## Stated exercise
Word for word, extract the first line of the records below and each line after it, up to and including the line with "</script></body></html>". Pictures are left out.

## Given entries
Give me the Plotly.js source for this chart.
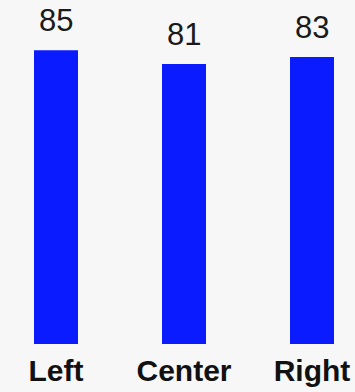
<!DOCTYPE html>
<html><head><meta charset="utf-8">
<script src="https://cdn.plot.ly/plotly-3.0.1.min.js"></script>
<style>html,body{margin:0;padding:0;background:#f7f7f7;}#chart{width:355px;height:392px;}</style>
</head><body><div id="chart"></div>
<script>
var categories = ['Left', 'Center', 'Right'];
var values = [85, 81, 83];
var valueLabels = ['85', '81', '83'];

var trace = {
  type: 'bar',
  x: categories,
  y: values,
  width: 0.34375,
  marker: {color: '#0b1bff'},
  hoverinfo: 'none'
};
var annotations = categories.map(function(c, i){
  return {x: c, y: values[i], text: valueLabels[i], showarrow: false,
    xanchor: 'center', yanchor: 'bottom', yshift: 10,
    font: {family: 'Liberation Sans, Arial, sans-serif', size: 31, color: '#1a1a1a'}};
});
var layout = {
  width: 355, height: 392,
  margin: {l: 0, r: 0, t: 0, b: 48, pad: 0},
  paper_bgcolor: '#f7f7f7', plot_bgcolor: '#f7f7f7',
  showlegend: false,
  xaxis: {range: [-0.4375, 2.3359], showgrid: false, zeroline: false, showline: false, ticks: '',
    ticklabelstandoff: 6,
    tickfont: {family: 'Liberation Sans, Arial, sans-serif', size: 30, color: '#111', weight: 'bold'}},
  yaxis: {range: [0, 99.5], visible: false},
  annotations: annotations
};
Plotly.newPlot('chart', [trace], layout, {displayModeBar: false, staticPlot: true});
</script></body></html>
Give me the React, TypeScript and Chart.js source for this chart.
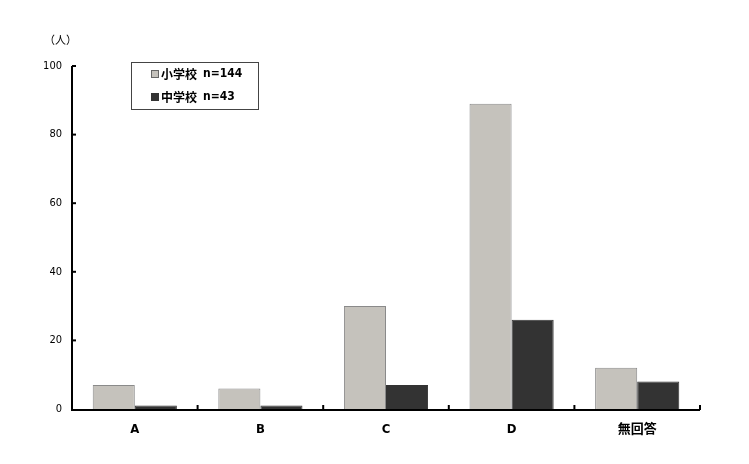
import React, { useEffect, useRef } from "react";
import { Chart, registerables } from "chart.js";

Chart.register(...registerables);

const categories = ["A", "B", "C", "D", "無回答"];
const elementary = [7, 6, 30, 89, 12];
const juniorHigh = [1, 1, 7, 26, 8];
const seriesNames = ["小学校", "中学校"];
const seriesCounts = ["n=144", "n=43"];
const yTicks = [0, 20, 40, 60, 80, 100];
const unitLabel = "（人）";

const FONT = "'DejaVu Sans Condensed', 'Noto Sans CJK JP', sans-serif";
const GRAY = "#c5c2bc";
const DARK = "#333333";

const decor = {
  id: "decor",
  afterDraw(chart: any) {
    const ctx = chart.ctx;
    const x = chart.scales.x;
    const y = chart.scales.y;
    const area = chart.chartArea;
    ctx.save();
    ctx.strokeStyle = "#000";
    ctx.lineWidth = 2;
    const base = y.getPixelForValue(0) + 1;
    ctx.beginPath();
    ctx.moveTo(area.left, y.getPixelForValue(100));
    ctx.lineTo(area.left, base);
    ctx.lineTo(area.right, base);
    ctx.stroke();
    for (const v of yTicks) {
      if (v === 0) continue;
      const py = y.getPixelForValue(v);
      ctx.beginPath();
      ctx.moveTo(area.left, py);
      ctx.lineTo(area.left + 4, py);
      ctx.stroke();
    }
    const n = categories.length;
    const step = x.getPixelForValue(1) - x.getPixelForValue(0);
    for (let i = 0; i < n; i++) {
      const px = x.getPixelForValue(i) + step / 2;
      ctx.beginPath();
      ctx.moveTo(px, base);
      ctx.lineTo(px, base - 5);
      ctx.stroke();
    }
    ctx.fillStyle = "#000";
    ctx.font = "11px 'Noto Sans CJK JP', sans-serif";
    ctx.textAlign = "left";
    ctx.textBaseline = "middle";
    ctx.fillText(unitLabel, 44, 40);
    const lx = 131, ly = 62, lw = 127, lh = 47;
    ctx.fillStyle = "#fff";
    ctx.fillRect(lx, ly, lw, lh);
    ctx.lineWidth = 1;
    ctx.strokeStyle = "#444";
    ctx.strokeRect(lx + 0.5, ly + 0.5, lw, lh);
    const colors = [GRAY, DARK];
    const rows = [74, 97];
    for (let i = 0; i < 2; i++) {
      const ry = rows[i];
      ctx.fillStyle = colors[i];
      ctx.fillRect(151, ry - 4, 8, 8);
      ctx.strokeStyle = i === 0 ? "#666" : DARK;
      ctx.strokeRect(151.5, ry - 3.5, 7, 7);
      ctx.fillStyle = "#000";
      ctx.font = "bold 12px 'Noto Sans CJK JP', sans-serif";
      ctx.fillText(seriesNames[i], 161, ry);
      ctx.font = "bold 12px 'DejaVu Sans Condensed', sans-serif";
      ctx.fillText(seriesCounts[i], 203, ry);
    }
    ctx.restore();
  },
};

export default function App() {
  const ref = useRef<HTMLCanvasElement>(null);
  useEffect(() => {
    const chart = new Chart(ref.current!, {
      type: "bar",
      data: {
        labels: categories,
        datasets: [
          {
            label: seriesNames[0],
            data: elementary,
            backgroundColor: GRAY,
            borderColor: "#8a8a8a",
            borderWidth: 1,
            barPercentage: 1,
            categoryPercentage: 0.67,
          },
          {
            label: seriesNames[1],
            data: juniorHigh,
            backgroundColor: DARK,
            borderColor: DARK,
            borderWidth: 1,
            barPercentage: 1,
            categoryPercentage: 0.67,
          },
        ],
      },
      options: {
        animation: false,
        responsive: false,
        maintainAspectRatio: false,
        layout: { padding: { top: 66, right: 49, left: 0, bottom: 0 } },
        plugins: { legend: { display: false }, tooltip: { enabled: false } },
        scales: {
          x: {
            grid: { display: false, drawTicks: false },
            border: { display: false },
            ticks: { color: "#000", font: { family: FONT, size: 13, weight: "bold" }, padding: 13 },
            afterFit(scale: any) {
              scale.height = 55;
            },
          },
          y: {
            min: 0,
            max: 100,
            grid: { display: false, drawTicks: false },
            border: { display: false },
            ticks: {
              stepSize: 20,
              color: "#000",
              font: { family: FONT, size: 11 },
              padding: 10,
            },
            afterFit(scale: any) {
              scale.width = 72;
            },
          },
        },
      },
      plugins: [decor],
    });
    return () => chart.destroy();
  }, []);
  return (
    <div style={{ position: "fixed", left: 0, top: 0, width: 749, height: 464, background: "#fff" }}>
      <canvas ref={ref} width={749} height={464} style={{ width: 749, height: 464 }} />
    </div>
  );
}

## Right answer
Give me the Plotly.js source for this chart.
<!DOCTYPE html>
<html><head><meta charset="utf-8">
<script src="https://cdn.plot.ly/plotly-3.0.1.min.js"></script>
<style>html,body{margin:0;padding:0;background:#f7f7f7;}#chart{width:355px;height:392px;}</style>
</head><body><div id="chart"></div>
<script>
var categories = ['Left', 'Center', 'Right'];
var values = [85, 81, 83];
var valueLabels = ['85', '81', '83'];

var trace = {
  type: 'bar',
  x: categories,
  y: values,
  width: 0.34375,
  marker: {color: '#0b1bff'},
  hoverinfo: 'none'
};
var annotations = categories.map(function(c, i){
  return {x: c, y: values[i], text: valueLabels[i], showarrow: false,
    xanchor: 'center', yanchor: 'bottom', yshift: 10,
    font: {family: 'Liberation Sans, Arial, sans-serif', size: 31, color: '#1a1a1a'}};
});
var layout = {
  width: 355, height: 392,
  margin: {l: 0, r: 0, t: 0, b: 48, pad: 0},
  paper_bgcolor: '#f7f7f7', plot_bgcolor: '#f7f7f7',
  showlegend: false,
  xaxis: {range: [-0.4375, 2.3359], showgrid: false, zeroline: false, showline: false, ticks: '',
    ticklabelstandoff: 6,
    tickfont: {family: 'Liberation Sans, Arial, sans-serif', size: 30, color: '#111', weight: 'bold'}},
  yaxis: {range: [0, 99.5], visible: false},
  annotations: annotations
};
Plotly.newPlot('chart', [trace], layout, {displayModeBar: false, staticPlot: true});
</script></body></html>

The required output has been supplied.